Como vês a actividade da galeria Underdogs ao impulsionar a arte urbana e ao levá-la não só da galeria para rua como vice versa?
Primeiro que tudo, acho que o trabalho dos Underdogs, que é impulsionado pelo Vihls, tem o seu mérito. No fundo é uma vontade dele em querer elevar a street art nacional e ao mesmo tempo trazer artistas internacionais para exporem em Portugal. Só daí já tem o seu valor. A nível pessoal vejo por dois prismas, primeiro interessa-me o facto de poder criar outras peças que não poderia criar na rua. É uma forma de expandir o trabalho, ao mesmo tempo que é uma forma de sustentabilidade.
O Mural sobre o 25 de Abril que fizeste na Avenida de Berna em conjunto com outros artistas acabou por ser vandalizado poucos dias depois. Irrita-te esta destruição constante dos trabalhos de street art?

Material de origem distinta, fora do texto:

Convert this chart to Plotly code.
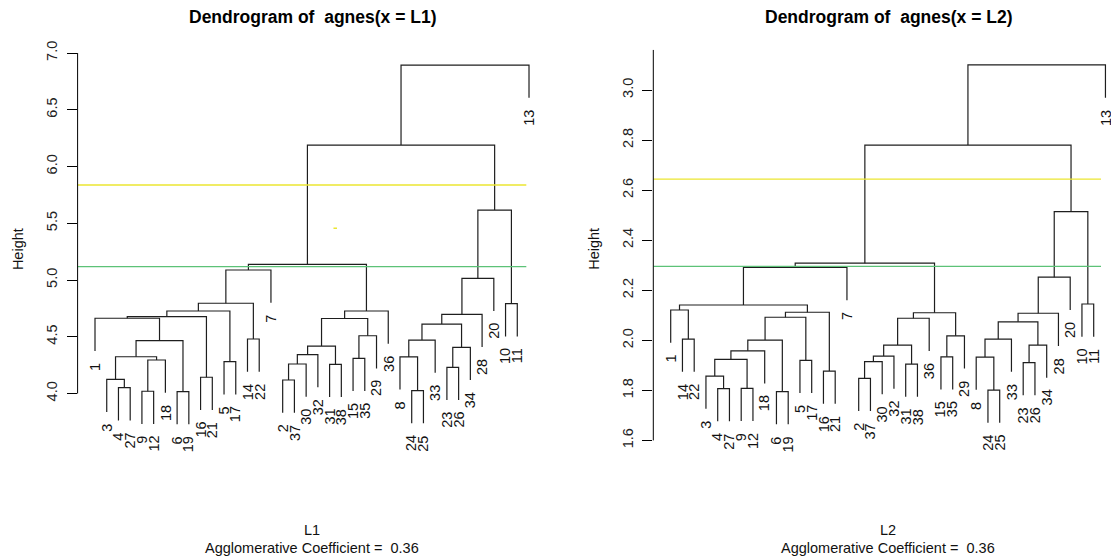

Não propriamente. Eu acho que a rua é um organismo vivo e o trabalho nunca é estanque. São estas manifestações que acabam por lhe dar mais relevo. As pessoas sentem a necessidade de fisicamente dizer algo sobre o trabalho e eu acho isso interessante. Há intervenções que são feitas num dia e morrem ali e se tiverem a intervenção do público acabam por ter continuidade. É quase um reanimar dos trabalhos. Muitas vezes custa mas tem um sentido. É mais uma história para contar e a partir do momento que deixamos um trabalho na rua ele deixa de ser nosso.